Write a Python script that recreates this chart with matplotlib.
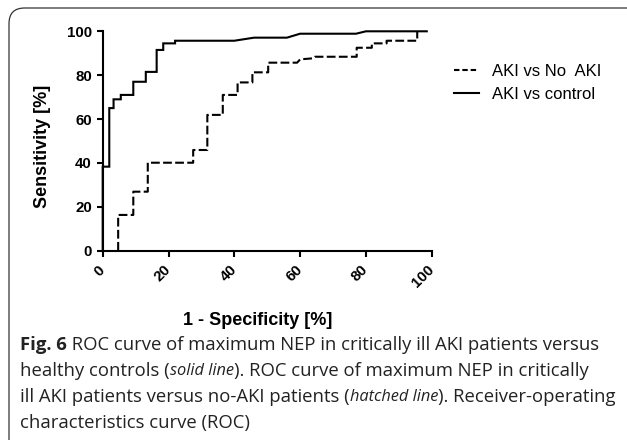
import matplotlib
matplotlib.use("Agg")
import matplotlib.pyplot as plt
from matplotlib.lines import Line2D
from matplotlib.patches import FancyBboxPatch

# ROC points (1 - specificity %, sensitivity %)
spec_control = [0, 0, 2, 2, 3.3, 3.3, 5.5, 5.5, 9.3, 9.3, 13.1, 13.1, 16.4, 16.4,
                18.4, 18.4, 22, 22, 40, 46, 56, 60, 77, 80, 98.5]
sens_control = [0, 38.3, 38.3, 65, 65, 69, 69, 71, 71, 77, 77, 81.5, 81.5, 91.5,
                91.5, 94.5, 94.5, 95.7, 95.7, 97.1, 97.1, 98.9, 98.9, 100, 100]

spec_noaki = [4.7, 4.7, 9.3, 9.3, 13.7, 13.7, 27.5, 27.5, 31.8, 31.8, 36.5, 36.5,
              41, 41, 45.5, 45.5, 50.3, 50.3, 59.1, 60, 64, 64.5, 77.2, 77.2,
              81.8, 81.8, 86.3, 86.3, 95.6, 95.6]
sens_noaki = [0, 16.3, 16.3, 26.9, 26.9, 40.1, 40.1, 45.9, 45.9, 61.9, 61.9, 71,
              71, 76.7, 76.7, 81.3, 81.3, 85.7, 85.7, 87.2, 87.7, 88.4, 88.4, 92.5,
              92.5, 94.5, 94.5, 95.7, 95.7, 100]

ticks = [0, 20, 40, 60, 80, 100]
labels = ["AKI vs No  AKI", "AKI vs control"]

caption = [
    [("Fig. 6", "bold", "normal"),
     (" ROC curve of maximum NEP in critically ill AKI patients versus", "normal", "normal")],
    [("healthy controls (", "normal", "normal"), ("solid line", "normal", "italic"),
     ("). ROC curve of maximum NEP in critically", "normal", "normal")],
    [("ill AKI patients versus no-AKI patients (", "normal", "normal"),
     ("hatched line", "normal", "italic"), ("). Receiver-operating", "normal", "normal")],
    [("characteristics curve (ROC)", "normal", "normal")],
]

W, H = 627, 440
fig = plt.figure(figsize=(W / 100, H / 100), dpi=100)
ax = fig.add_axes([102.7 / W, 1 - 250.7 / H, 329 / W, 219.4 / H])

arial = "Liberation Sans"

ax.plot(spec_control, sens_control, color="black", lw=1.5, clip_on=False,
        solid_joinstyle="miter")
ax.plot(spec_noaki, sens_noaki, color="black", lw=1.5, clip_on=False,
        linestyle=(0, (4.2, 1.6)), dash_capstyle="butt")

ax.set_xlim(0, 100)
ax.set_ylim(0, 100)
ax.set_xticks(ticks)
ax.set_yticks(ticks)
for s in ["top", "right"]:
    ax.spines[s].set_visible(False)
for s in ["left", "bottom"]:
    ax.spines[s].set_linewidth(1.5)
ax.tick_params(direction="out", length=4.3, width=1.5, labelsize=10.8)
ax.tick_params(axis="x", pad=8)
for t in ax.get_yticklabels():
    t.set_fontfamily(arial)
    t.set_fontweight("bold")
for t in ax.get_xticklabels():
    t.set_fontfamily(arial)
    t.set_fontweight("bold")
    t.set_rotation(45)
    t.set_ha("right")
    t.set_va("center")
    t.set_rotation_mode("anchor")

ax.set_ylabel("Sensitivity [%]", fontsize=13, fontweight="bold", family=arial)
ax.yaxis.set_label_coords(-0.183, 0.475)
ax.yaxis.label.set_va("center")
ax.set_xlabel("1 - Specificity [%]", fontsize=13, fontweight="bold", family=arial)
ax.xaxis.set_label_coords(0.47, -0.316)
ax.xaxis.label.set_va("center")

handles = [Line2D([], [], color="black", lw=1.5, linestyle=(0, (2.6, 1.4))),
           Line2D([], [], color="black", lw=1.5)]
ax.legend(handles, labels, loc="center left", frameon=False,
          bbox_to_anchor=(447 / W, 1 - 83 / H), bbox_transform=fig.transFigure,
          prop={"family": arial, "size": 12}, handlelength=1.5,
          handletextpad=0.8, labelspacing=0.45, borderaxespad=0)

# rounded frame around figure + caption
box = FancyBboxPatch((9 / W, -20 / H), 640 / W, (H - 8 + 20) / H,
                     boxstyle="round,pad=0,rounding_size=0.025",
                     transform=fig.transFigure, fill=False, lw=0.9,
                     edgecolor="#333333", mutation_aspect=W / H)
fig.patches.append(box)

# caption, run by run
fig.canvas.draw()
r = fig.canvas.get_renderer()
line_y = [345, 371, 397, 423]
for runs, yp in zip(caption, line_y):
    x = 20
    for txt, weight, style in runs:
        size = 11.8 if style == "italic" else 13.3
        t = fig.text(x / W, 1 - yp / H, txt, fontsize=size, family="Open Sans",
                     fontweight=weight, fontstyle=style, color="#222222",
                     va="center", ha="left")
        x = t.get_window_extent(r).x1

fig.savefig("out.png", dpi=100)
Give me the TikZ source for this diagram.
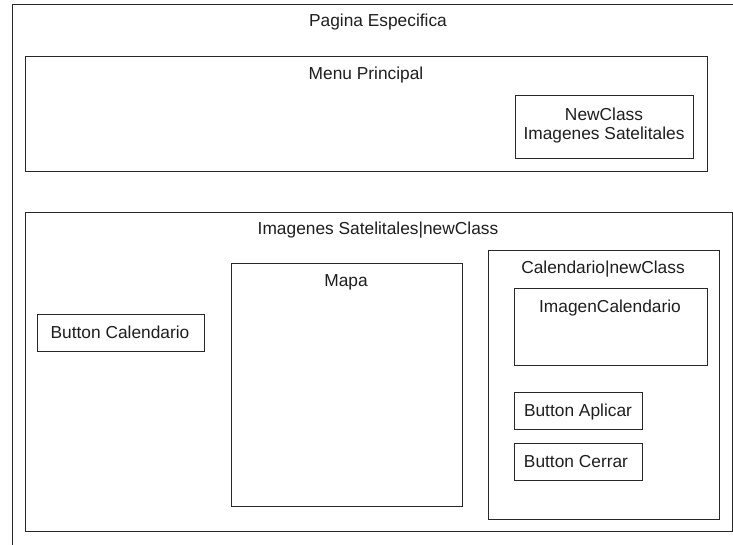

════════════════

## Exercise task:
Without the images, write out each line of the data verbatim.

## Task response:
Write a Python script that recreates this chart with matplotlib.
import matplotlib
matplotlib.use("Agg")
import matplotlib.pyplot as plt
from matplotlib.lines import Line2D
from matplotlib.patches import FancyBboxPatch

# ROC points (1 - specificity %, sensitivity %)
spec_control = [0, 0, 2, 2, 3.3, 3.3, 5.5, 5.5, 9.3, 9.3, 13.1, 13.1, 16.4, 16.4,
                18.4, 18.4, 22, 22, 40, 46, 56, 60, 77, 80, 98.5]
sens_control = [0, 38.3, 38.3, 65, 65, 69, 69, 71, 71, 77, 77, 81.5, 81.5, 91.5,
                91.5, 94.5, 94.5, 95.7, 95.7, 97.1, 97.1, 98.9, 98.9, 100, 100]

spec_noaki = [4.7, 4.7, 9.3, 9.3, 13.7, 13.7, 27.5, 27.5, 31.8, 31.8, 36.5, 36.5,
              41, 41, 45.5, 45.5, 50.3, 50.3, 59.1, 60, 64, 64.5, 77.2, 77.2,
              81.8, 81.8, 86.3, 86.3, 95.6, 95.6]
sens_noaki = [0, 16.3, 16.3, 26.9, 26.9, 40.1, 40.1, 45.9, 45.9, 61.9, 61.9, 71,
              71, 76.7, 76.7, 81.3, 81.3, 85.7, 85.7, 87.2, 87.7, 88.4, 88.4, 92.5,
              92.5, 94.5, 94.5, 95.7, 95.7, 100]

ticks = [0, 20, 40, 60, 80, 100]
labels = ["AKI vs No  AKI", "AKI vs control"]

caption = [
    [("Fig. 6", "bold", "normal"),
     (" ROC curve of maximum NEP in critically ill AKI patients versus", "normal", "normal")],
    [("healthy controls (", "normal", "normal"), ("solid line", "normal", "italic"),
     ("). ROC curve of maximum NEP in critically", "normal", "normal")],
    [("ill AKI patients versus no-AKI patients (", "normal", "normal"),
     ("hatched line", "normal", "italic"), ("). Receiver-operating", "normal", "normal")],
    [("characteristics curve (ROC)", "normal", "normal")],
]

W, H = 627, 440
fig = plt.figure(figsize=(W / 100, H / 100), dpi=100)
ax = fig.add_axes([102.7 / W, 1 - 250.7 / H, 329 / W, 219.4 / H])

arial = "Liberation Sans"

ax.plot(spec_control, sens_control, color="black", lw=1.5, clip_on=False,
        solid_joinstyle="miter")
ax.plot(spec_noaki, sens_noaki, color="black", lw=1.5, clip_on=False,
        linestyle=(0, (4.2, 1.6)), dash_capstyle="butt")

ax.set_xlim(0, 100)
ax.set_ylim(0, 100)
ax.set_xticks(ticks)
ax.set_yticks(ticks)
for s in ["top", "right"]:
    ax.spines[s].set_visible(False)
for s in ["left", "bottom"]:
    ax.spines[s].set_linewidth(1.5)
ax.tick_params(direction="out", length=4.3, width=1.5, labelsize=10.8)
ax.tick_params(axis="x", pad=8)
for t in ax.get_yticklabels():
    t.set_fontfamily(arial)
    t.set_fontweight("bold")
for t in ax.get_xticklabels():
    t.set_fontfamily(arial)
    t.set_fontweight("bold")
    t.set_rotation(45)
    t.set_ha("right")
    t.set_va("center")
    t.set_rotation_mode("anchor")

ax.set_ylabel("Sensitivity [%]", fontsize=13, fontweight="bold", family=arial)
ax.yaxis.set_label_coords(-0.183, 0.475)
ax.yaxis.label.set_va("center")
ax.set_xlabel("1 - Specificity [%]", fontsize=13, fontweight="bold", family=arial)
ax.xaxis.set_label_coords(0.47, -0.316)
ax.xaxis.label.set_va("center")

handles = [Line2D([], [], color="black", lw=1.5, linestyle=(0, (2.6, 1.4))),
           Line2D([], [], color="black", lw=1.5)]
ax.legend(handles, labels, loc="center left", frameon=False,
          bbox_to_anchor=(447 / W, 1 - 83 / H), bbox_transform=fig.transFigure,
          prop={"family": arial, "size": 12}, handlelength=1.5,
          handletextpad=0.8, labelspacing=0.45, borderaxespad=0)

# rounded frame around figure + caption
box = FancyBboxPatch((9 / W, -20 / H), 640 / W, (H - 8 + 20) / H,
                     boxstyle="round,pad=0,rounding_size=0.025",
                     transform=fig.transFigure, fill=False, lw=0.9,
                     edgecolor="#333333", mutation_aspect=W / H)
fig.patches.append(box)

# caption, run by run
fig.canvas.draw()
r = fig.canvas.get_renderer()
line_y = [345, 371, 397, 423]
for runs, yp in zip(caption, line_y):
    x = 20
    for txt, weight, style in runs:
        size = 11.8 if style == "italic" else 13.3
        t = fig.text(x / W, 1 - yp / H, txt, fontsize=size, family="Open Sans",
                     fontweight=weight, fontstyle=style, color="#222222",
                     va="center", ha="left")
        x = t.get_window_extent(r).x1

fig.savefig("out.png", dpi=100)
Give me the TikZ source for this diagram.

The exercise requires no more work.